◆ Description of the task: Copy the records that follow exactly as written, but not their pictures.

◆ Input material:
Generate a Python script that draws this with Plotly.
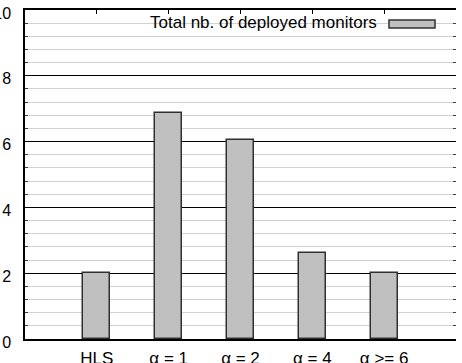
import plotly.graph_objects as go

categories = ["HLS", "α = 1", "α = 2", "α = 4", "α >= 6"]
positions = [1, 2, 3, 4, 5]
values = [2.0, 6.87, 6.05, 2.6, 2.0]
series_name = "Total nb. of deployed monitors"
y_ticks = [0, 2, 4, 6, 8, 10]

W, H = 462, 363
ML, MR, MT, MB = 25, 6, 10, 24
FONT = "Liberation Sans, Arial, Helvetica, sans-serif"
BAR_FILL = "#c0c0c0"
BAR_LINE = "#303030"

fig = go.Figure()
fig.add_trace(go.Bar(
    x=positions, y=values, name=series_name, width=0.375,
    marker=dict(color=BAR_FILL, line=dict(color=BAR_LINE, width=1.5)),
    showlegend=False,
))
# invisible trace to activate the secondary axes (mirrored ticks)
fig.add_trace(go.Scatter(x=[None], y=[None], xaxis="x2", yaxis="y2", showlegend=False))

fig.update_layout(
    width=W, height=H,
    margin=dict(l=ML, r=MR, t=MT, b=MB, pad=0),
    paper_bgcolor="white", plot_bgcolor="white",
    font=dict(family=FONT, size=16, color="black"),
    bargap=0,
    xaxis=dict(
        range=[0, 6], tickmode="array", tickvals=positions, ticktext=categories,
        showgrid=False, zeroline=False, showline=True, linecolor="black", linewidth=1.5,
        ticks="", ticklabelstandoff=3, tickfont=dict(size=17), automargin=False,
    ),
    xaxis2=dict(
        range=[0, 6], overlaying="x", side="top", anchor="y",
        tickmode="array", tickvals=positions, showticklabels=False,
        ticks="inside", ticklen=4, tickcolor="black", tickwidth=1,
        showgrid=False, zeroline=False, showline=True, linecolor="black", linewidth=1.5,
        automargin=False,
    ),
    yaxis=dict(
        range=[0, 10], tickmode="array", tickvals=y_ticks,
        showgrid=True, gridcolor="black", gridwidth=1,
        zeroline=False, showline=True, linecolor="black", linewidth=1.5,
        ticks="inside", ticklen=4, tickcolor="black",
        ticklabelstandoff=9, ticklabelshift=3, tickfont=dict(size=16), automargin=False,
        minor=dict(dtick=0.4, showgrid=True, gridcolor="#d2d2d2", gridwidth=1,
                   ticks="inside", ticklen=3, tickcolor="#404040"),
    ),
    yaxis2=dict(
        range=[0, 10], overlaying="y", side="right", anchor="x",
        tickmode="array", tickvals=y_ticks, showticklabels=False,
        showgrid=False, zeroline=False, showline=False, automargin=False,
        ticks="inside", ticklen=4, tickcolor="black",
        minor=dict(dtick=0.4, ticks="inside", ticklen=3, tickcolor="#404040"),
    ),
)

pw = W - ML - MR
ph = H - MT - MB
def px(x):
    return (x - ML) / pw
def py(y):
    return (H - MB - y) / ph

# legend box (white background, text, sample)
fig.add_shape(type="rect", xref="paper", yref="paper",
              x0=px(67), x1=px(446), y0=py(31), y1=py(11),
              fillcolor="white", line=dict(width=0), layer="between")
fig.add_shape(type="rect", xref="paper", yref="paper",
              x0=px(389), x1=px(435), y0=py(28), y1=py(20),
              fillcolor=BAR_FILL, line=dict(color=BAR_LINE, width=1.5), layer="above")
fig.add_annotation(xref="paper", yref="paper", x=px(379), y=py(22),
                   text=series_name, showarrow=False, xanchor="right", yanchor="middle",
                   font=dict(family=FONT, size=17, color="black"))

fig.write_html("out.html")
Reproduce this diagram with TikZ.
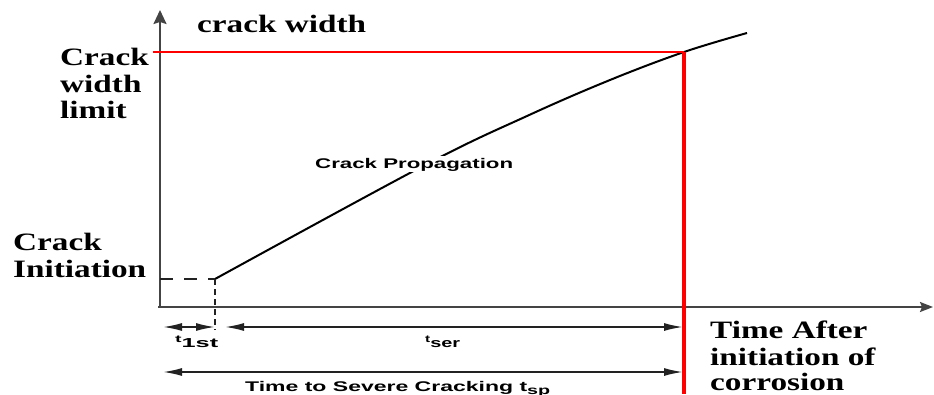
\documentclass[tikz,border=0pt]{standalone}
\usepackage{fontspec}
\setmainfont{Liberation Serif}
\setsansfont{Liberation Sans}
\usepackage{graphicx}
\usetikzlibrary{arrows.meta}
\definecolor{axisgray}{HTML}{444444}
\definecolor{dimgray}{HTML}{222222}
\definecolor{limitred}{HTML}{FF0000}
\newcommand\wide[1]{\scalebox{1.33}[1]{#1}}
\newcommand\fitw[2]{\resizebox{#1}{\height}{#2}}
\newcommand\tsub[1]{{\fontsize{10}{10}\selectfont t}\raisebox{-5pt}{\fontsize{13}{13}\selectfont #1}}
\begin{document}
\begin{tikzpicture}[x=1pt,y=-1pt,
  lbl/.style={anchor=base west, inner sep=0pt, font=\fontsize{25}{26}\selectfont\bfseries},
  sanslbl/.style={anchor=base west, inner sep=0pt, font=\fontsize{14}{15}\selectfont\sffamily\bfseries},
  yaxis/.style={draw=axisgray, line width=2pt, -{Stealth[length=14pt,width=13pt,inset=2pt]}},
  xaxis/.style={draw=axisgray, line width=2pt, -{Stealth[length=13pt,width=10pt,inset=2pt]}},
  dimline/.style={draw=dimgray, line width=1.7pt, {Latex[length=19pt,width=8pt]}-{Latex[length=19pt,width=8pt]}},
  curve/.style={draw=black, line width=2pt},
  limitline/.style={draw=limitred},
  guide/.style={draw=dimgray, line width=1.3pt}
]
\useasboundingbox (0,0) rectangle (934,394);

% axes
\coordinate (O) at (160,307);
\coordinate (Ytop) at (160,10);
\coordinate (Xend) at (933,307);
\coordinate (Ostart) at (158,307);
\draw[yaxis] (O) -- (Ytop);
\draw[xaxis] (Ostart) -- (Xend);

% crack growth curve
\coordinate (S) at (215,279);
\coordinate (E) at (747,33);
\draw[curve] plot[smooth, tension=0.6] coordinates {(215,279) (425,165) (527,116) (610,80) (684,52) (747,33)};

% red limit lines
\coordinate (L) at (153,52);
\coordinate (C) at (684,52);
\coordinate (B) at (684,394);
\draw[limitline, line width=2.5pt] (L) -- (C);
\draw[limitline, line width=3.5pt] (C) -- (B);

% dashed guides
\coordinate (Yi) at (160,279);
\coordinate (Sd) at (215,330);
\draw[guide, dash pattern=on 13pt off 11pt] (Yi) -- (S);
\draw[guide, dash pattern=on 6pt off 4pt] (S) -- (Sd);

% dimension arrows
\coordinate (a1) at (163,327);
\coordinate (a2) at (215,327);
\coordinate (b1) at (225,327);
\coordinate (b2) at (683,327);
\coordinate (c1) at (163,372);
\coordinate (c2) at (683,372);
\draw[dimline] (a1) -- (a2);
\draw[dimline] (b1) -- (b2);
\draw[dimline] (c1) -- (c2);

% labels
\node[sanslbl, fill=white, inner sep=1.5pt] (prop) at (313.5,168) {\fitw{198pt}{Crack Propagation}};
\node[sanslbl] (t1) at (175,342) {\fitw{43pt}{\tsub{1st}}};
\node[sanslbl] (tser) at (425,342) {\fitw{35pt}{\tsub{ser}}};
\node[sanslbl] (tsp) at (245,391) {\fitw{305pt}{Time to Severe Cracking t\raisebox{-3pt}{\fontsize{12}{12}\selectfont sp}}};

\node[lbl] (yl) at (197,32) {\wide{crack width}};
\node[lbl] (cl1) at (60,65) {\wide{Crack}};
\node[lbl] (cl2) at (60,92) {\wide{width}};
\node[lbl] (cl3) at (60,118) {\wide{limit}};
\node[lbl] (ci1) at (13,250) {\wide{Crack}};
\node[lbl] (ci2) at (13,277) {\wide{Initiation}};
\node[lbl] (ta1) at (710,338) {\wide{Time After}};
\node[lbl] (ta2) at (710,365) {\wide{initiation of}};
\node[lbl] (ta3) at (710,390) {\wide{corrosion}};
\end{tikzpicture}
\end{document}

◆ Solution for this task:
Generate a Python script that draws this with Plotly.
import plotly.graph_objects as go

categories = ["HLS", "α = 1", "α = 2", "α = 4", "α >= 6"]
positions = [1, 2, 3, 4, 5]
values = [2.0, 6.87, 6.05, 2.6, 2.0]
series_name = "Total nb. of deployed monitors"
y_ticks = [0, 2, 4, 6, 8, 10]

W, H = 462, 363
ML, MR, MT, MB = 25, 6, 10, 24
FONT = "Liberation Sans, Arial, Helvetica, sans-serif"
BAR_FILL = "#c0c0c0"
BAR_LINE = "#303030"

fig = go.Figure()
fig.add_trace(go.Bar(
    x=positions, y=values, name=series_name, width=0.375,
    marker=dict(color=BAR_FILL, line=dict(color=BAR_LINE, width=1.5)),
    showlegend=False,
))
# invisible trace to activate the secondary axes (mirrored ticks)
fig.add_trace(go.Scatter(x=[None], y=[None], xaxis="x2", yaxis="y2", showlegend=False))

fig.update_layout(
    width=W, height=H,
    margin=dict(l=ML, r=MR, t=MT, b=MB, pad=0),
    paper_bgcolor="white", plot_bgcolor="white",
    font=dict(family=FONT, size=16, color="black"),
    bargap=0,
    xaxis=dict(
        range=[0, 6], tickmode="array", tickvals=positions, ticktext=categories,
        showgrid=False, zeroline=False, showline=True, linecolor="black", linewidth=1.5,
        ticks="", ticklabelstandoff=3, tickfont=dict(size=17), automargin=False,
    ),
    xaxis2=dict(
        range=[0, 6], overlaying="x", side="top", anchor="y",
        tickmode="array", tickvals=positions, showticklabels=False,
        ticks="inside", ticklen=4, tickcolor="black", tickwidth=1,
        showgrid=False, zeroline=False, showline=True, linecolor="black", linewidth=1.5,
        automargin=False,
    ),
    yaxis=dict(
        range=[0, 10], tickmode="array", tickvals=y_ticks,
        showgrid=True, gridcolor="black", gridwidth=1,
        zeroline=False, showline=True, linecolor="black", linewidth=1.5,
        ticks="inside", ticklen=4, tickcolor="black",
        ticklabelstandoff=9, ticklabelshift=3, tickfont=dict(size=16), automargin=False,
        minor=dict(dtick=0.4, showgrid=True, gridcolor="#d2d2d2", gridwidth=1,
                   ticks="inside", ticklen=3, tickcolor="#404040"),
    ),
    yaxis2=dict(
        range=[0, 10], overlaying="y", side="right", anchor="x",
        tickmode="array", tickvals=y_ticks, showticklabels=False,
        showgrid=False, zeroline=False, showline=False, automargin=False,
        ticks="inside", ticklen=4, tickcolor="black",
        minor=dict(dtick=0.4, ticks="inside", ticklen=3, tickcolor="#404040"),
    ),
)

pw = W - ML - MR
ph = H - MT - MB
def px(x):
    return (x - ML) / pw
def py(y):
    return (H - MB - y) / ph

# legend box (white background, text, sample)
fig.add_shape(type="rect", xref="paper", yref="paper",
              x0=px(67), x1=px(446), y0=py(31), y1=py(11),
              fillcolor="white", line=dict(width=0), layer="between")
fig.add_shape(type="rect", xref="paper", yref="paper",
              x0=px(389), x1=px(435), y0=py(28), y1=py(20),
              fillcolor=BAR_FILL, line=dict(color=BAR_LINE, width=1.5), layer="above")
fig.add_annotation(xref="paper", yref="paper", x=px(379), y=py(22),
                   text=series_name, showarrow=False, xanchor="right", yanchor="middle",
                   font=dict(family=FONT, size=17, color="black"))

fig.write_html("out.html")
Reproduce this diagram with TikZ.
\documentclass[tikz,border=0pt]{standalone}
\usepackage{fontspec}
\setmainfont{Liberation Serif}
\setsansfont{Liberation Sans}
\usepackage{graphicx}
\usetikzlibrary{arrows.meta}
\definecolor{axisgray}{HTML}{444444}
\definecolor{dimgray}{HTML}{222222}
\definecolor{limitred}{HTML}{FF0000}
\newcommand\wide[1]{\scalebox{1.33}[1]{#1}}
\newcommand\fitw[2]{\resizebox{#1}{\height}{#2}}
\newcommand\tsub[1]{{\fontsize{10}{10}\selectfont t}\raisebox{-5pt}{\fontsize{13}{13}\selectfont #1}}
\begin{document}
\begin{tikzpicture}[x=1pt,y=-1pt,
  lbl/.style={anchor=base west, inner sep=0pt, font=\fontsize{25}{26}\selectfont\bfseries},
  sanslbl/.style={anchor=base west, inner sep=0pt, font=\fontsize{14}{15}\selectfont\sffamily\bfseries},
  yaxis/.style={draw=axisgray, line width=2pt, -{Stealth[length=14pt,width=13pt,inset=2pt]}},
  xaxis/.style={draw=axisgray, line width=2pt, -{Stealth[length=13pt,width=10pt,inset=2pt]}},
  dimline/.style={draw=dimgray, line width=1.7pt, {Latex[length=19pt,width=8pt]}-{Latex[length=19pt,width=8pt]}},
  curve/.style={draw=black, line width=2pt},
  limitline/.style={draw=limitred},
  guide/.style={draw=dimgray, line width=1.3pt}
]
\useasboundingbox (0,0) rectangle (934,394);

% axes
\coordinate (O) at (160,307);
\coordinate (Ytop) at (160,10);
\coordinate (Xend) at (933,307);
\coordinate (Ostart) at (158,307);
\draw[yaxis] (O) -- (Ytop);
\draw[xaxis] (Ostart) -- (Xend);

% crack growth curve
\coordinate (S) at (215,279);
\coordinate (E) at (747,33);
\draw[curve] plot[smooth, tension=0.6] coordinates {(215,279) (425,165) (527,116) (610,80) (684,52) (747,33)};

% red limit lines
\coordinate (L) at (153,52);
\coordinate (C) at (684,52);
\coordinate (B) at (684,394);
\draw[limitline, line width=2.5pt] (L) -- (C);
\draw[limitline, line width=3.5pt] (C) -- (B);

% dashed guides
\coordinate (Yi) at (160,279);
\coordinate (Sd) at (215,330);
\draw[guide, dash pattern=on 13pt off 11pt] (Yi) -- (S);
\draw[guide, dash pattern=on 6pt off 4pt] (S) -- (Sd);

% dimension arrows
\coordinate (a1) at (163,327);
\coordinate (a2) at (215,327);
\coordinate (b1) at (225,327);
\coordinate (b2) at (683,327);
\coordinate (c1) at (163,372);
\coordinate (c2) at (683,372);
\draw[dimline] (a1) -- (a2);
\draw[dimline] (b1) -- (b2);
\draw[dimline] (c1) -- (c2);

% labels
\node[sanslbl, fill=white, inner sep=1.5pt] (prop) at (313.5,168) {\fitw{198pt}{Crack Propagation}};
\node[sanslbl] (t1) at (175,342) {\fitw{43pt}{\tsub{1st}}};
\node[sanslbl] (tser) at (425,342) {\fitw{35pt}{\tsub{ser}}};
\node[sanslbl] (tsp) at (245,391) {\fitw{305pt}{Time to Severe Cracking t\raisebox{-3pt}{\fontsize{12}{12}\selectfont sp}}};

\node[lbl] (yl) at (197,32) {\wide{crack width}};
\node[lbl] (cl1) at (60,65) {\wide{Crack}};
\node[lbl] (cl2) at (60,92) {\wide{width}};
\node[lbl] (cl3) at (60,118) {\wide{limit}};
\node[lbl] (ci1) at (13,250) {\wide{Crack}};
\node[lbl] (ci2) at (13,277) {\wide{Initiation}};
\node[lbl] (ta1) at (710,338) {\wide{Time After}};
\node[lbl] (ta2) at (710,365) {\wide{initiation of}};
\node[lbl] (ta3) at (710,390) {\wide{corrosion}};
\end{tikzpicture}
\end{document}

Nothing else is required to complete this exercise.